### [Information supplied]
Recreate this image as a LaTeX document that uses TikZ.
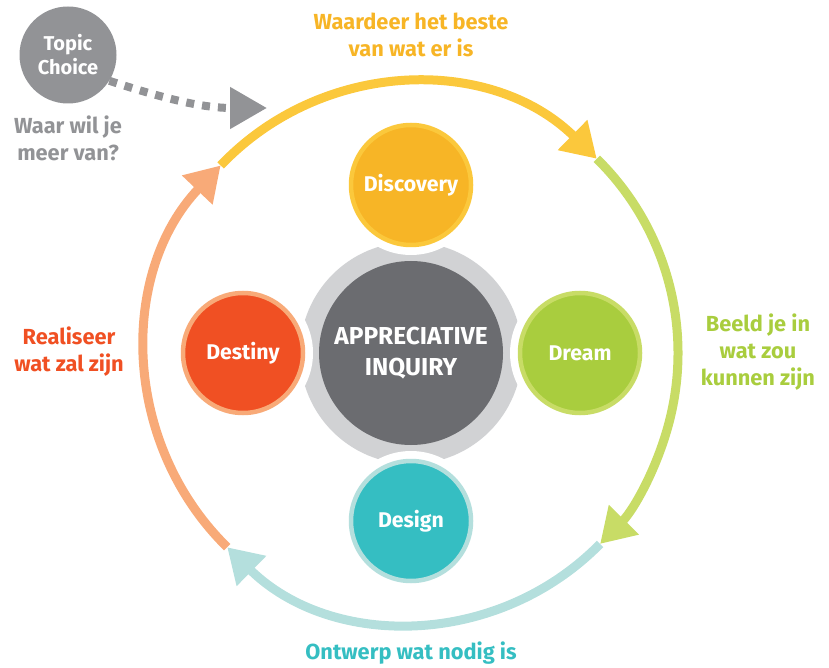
\documentclass[tikz,border=0pt]{standalone}
\usepackage{fontspec}
\setmainfont{Fira Sans}
\usetikzlibrary{arrows.meta,calc}
\definecolor{discfill}{HTML}{F7B526}
\definecolor{discline}{HTML}{FBC83C}
\definecolor{dreamfill}{HTML}{A9CD3E}
\definecolor{dreamline}{HTML}{C8DC66}
\definecolor{desfill}{HTML}{35BEC2}
\definecolor{desline}{HTML}{B4DFDD}
\definecolor{destfill}{HTML}{F05023}
\definecolor{destline}{HTML}{F8AA78}
\definecolor{geardark}{HTML}{6B6C70}
\definecolor{gearlight}{HTML}{D1D2D4}
\definecolor{topicgray}{HTML}{929396}
\begin{document}
\begin{tikzpicture}[x=1pt,y=1pt,
  lbl/.style={align=center,font=\fontsize{21.8}{27}\selectfont\bfseries},
  phase/.style={circle,minimum size=120pt,inner sep=0pt,line width=4.5pt,
    text=white,font=\fontsize{21.3}{24}\selectfont\bfseries},
  ring/.style={line width=9pt,-{Triangle[length=34pt,width=40pt]}}]
 \useasboundingbox (0,0) rectangle (829,667);
 \coordinate (c) at (412,314);
 % gear in the middle
 \fill[gearlight] (411,314) circle[radius=111pt];
 \foreach \p in {(411,482),(580,314),(243,314),(411,146)}
   \fill[white] \p circle[radius=70pt];
 \node[circle,fill=geardark,minimum size=184pt,inner sep=0pt,text=white,
   align=center,font=\fontsize{24.5}{31}\selectfont\bfseries] (ai) at (411,314) {APPRECIATIVE\\INQUIRY};
 % the four phases
 \node[phase,fill=discfill,draw=discline] (discovery) at (411,482) {Discovery};
 \node[phase,fill=dreamfill,draw=dreamline] (dream) at (580,314) {Dream};
 \node[phase,fill=desfill,draw=desline] (design) at (411,146) {Design};
 \node[phase,fill=destfill,draw=destline] (destiny) at (243,314) {Destiny};
 % the cycle
 \coordinate (p1) at ($(c)+(136:266pt and 270pt)$);
 \coordinate (p2) at ($(c)+(46:266pt and 270pt)$);
 \coordinate (p3) at ($(c)+(-45:266pt and 270pt)$);
 \coordinate (p4) at ($(c)+(-134:266pt and 270pt)$);
 \draw[ring,destline] (p4) arc[start angle=-134,end angle=-224,x radius=266pt,y radius=270pt];
 \draw[ring,desline] (p3) arc[start angle=-45,end angle=-134,x radius=266pt,y radius=270pt];
 \draw[ring,dreamline] (p2) arc[start angle=46,end angle=-45,x radius=266pt,y radius=270pt];
 \draw[ring,discline] (p1) arc[start angle=136,end angle=46,x radius=266pt,y radius=270pt];
 % texts round the cycle
 \node[lbl,text=discfill] (t1) at (411,632) {Waardeer het beste\\van wat er is};
 \node[lbl,text=dreamfill] (t2) at (758,315) {Beeld je in\\wat zou\\kunnen zijn};
 \node[lbl,text=desfill] (t3) at (411,14) {Ontwerp wat nodig is};
 \node[lbl,text=destfill] (t4) at (69,315) {Realiseer\\wat zal zijn};
 % topic choice
 \node[circle,fill=topicgray,minimum size=97pt,inner sep=0pt,text=white,align=center,
   font=\fontsize{20}{24}\selectfont\bfseries] (topic) at (68,612) {Topic\\Choice};
 \node[lbl,text=topicgray] (ask) at (68,529) {Waar wil je\\meer van?};
 \coordinate (entry) at (267,559);
 \draw[topicgray,line width=8pt,dash pattern=on 8pt off 8pt,
   -{Triangle[length=37pt,width=40pt]}] (topic.-32) to[out=-18,in=180] (entry);
\end{tikzpicture}
\end{document}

### [Exercise requirements]
Repeat the data above exactly, but not the pictures.

### [Solution to this problem]
Recreate this image as a LaTeX document that uses TikZ.
\documentclass[tikz,border=0pt]{standalone}
\usepackage{fontspec}
\setmainfont{Fira Sans}
\usetikzlibrary{arrows.meta,calc}
\definecolor{discfill}{HTML}{F7B526}
\definecolor{discline}{HTML}{FBC83C}
\definecolor{dreamfill}{HTML}{A9CD3E}
\definecolor{dreamline}{HTML}{C8DC66}
\definecolor{desfill}{HTML}{35BEC2}
\definecolor{desline}{HTML}{B4DFDD}
\definecolor{destfill}{HTML}{F05023}
\definecolor{destline}{HTML}{F8AA78}
\definecolor{geardark}{HTML}{6B6C70}
\definecolor{gearlight}{HTML}{D1D2D4}
\definecolor{topicgray}{HTML}{929396}
\begin{document}
\begin{tikzpicture}[x=1pt,y=1pt,
  lbl/.style={align=center,font=\fontsize{21.8}{27}\selectfont\bfseries},
  phase/.style={circle,minimum size=120pt,inner sep=0pt,line width=4.5pt,
    text=white,font=\fontsize{21.3}{24}\selectfont\bfseries},
  ring/.style={line width=9pt,-{Triangle[length=34pt,width=40pt]}}]
 \useasboundingbox (0,0) rectangle (829,667);
 \coordinate (c) at (412,314);
 % gear in the middle
 \fill[gearlight] (411,314) circle[radius=111pt];
 \foreach \p in {(411,482),(580,314),(243,314),(411,146)}
   \fill[white] \p circle[radius=70pt];
 \node[circle,fill=geardark,minimum size=184pt,inner sep=0pt,text=white,
   align=center,font=\fontsize{24.5}{31}\selectfont\bfseries] (ai) at (411,314) {APPRECIATIVE\\INQUIRY};
 % the four phases
 \node[phase,fill=discfill,draw=discline] (discovery) at (411,482) {Discovery};
 \node[phase,fill=dreamfill,draw=dreamline] (dream) at (580,314) {Dream};
 \node[phase,fill=desfill,draw=desline] (design) at (411,146) {Design};
 \node[phase,fill=destfill,draw=destline] (destiny) at (243,314) {Destiny};
 % the cycle
 \coordinate (p1) at ($(c)+(136:266pt and 270pt)$);
 \coordinate (p2) at ($(c)+(46:266pt and 270pt)$);
 \coordinate (p3) at ($(c)+(-45:266pt and 270pt)$);
 \coordinate (p4) at ($(c)+(-134:266pt and 270pt)$);
 \draw[ring,destline] (p4) arc[start angle=-134,end angle=-224,x radius=266pt,y radius=270pt];
 \draw[ring,desline] (p3) arc[start angle=-45,end angle=-134,x radius=266pt,y radius=270pt];
 \draw[ring,dreamline] (p2) arc[start angle=46,end angle=-45,x radius=266pt,y radius=270pt];
 \draw[ring,discline] (p1) arc[start angle=136,end angle=46,x radius=266pt,y radius=270pt];
 % texts round the cycle
 \node[lbl,text=discfill] (t1) at (411,632) {Waardeer het beste\\van wat er is};
 \node[lbl,text=dreamfill] (t2) at (758,315) {Beeld je in\\wat zou\\kunnen zijn};
 \node[lbl,text=desfill] (t3) at (411,14) {Ontwerp wat nodig is};
 \node[lbl,text=destfill] (t4) at (69,315) {Realiseer\\wat zal zijn};
 % topic choice
 \node[circle,fill=topicgray,minimum size=97pt,inner sep=0pt,text=white,align=center,
   font=\fontsize{20}{24}\selectfont\bfseries] (topic) at (68,612) {Topic\\Choice};
 \node[lbl,text=topicgray] (ask) at (68,529) {Waar wil je\\meer van?};
 \coordinate (entry) at (267,559);
 \draw[topicgray,line width=8pt,dash pattern=on 8pt off 8pt,
   -{Triangle[length=37pt,width=40pt]}] (topic.-32) to[out=-18,in=180] (entry);
\end{tikzpicture}
\end{document}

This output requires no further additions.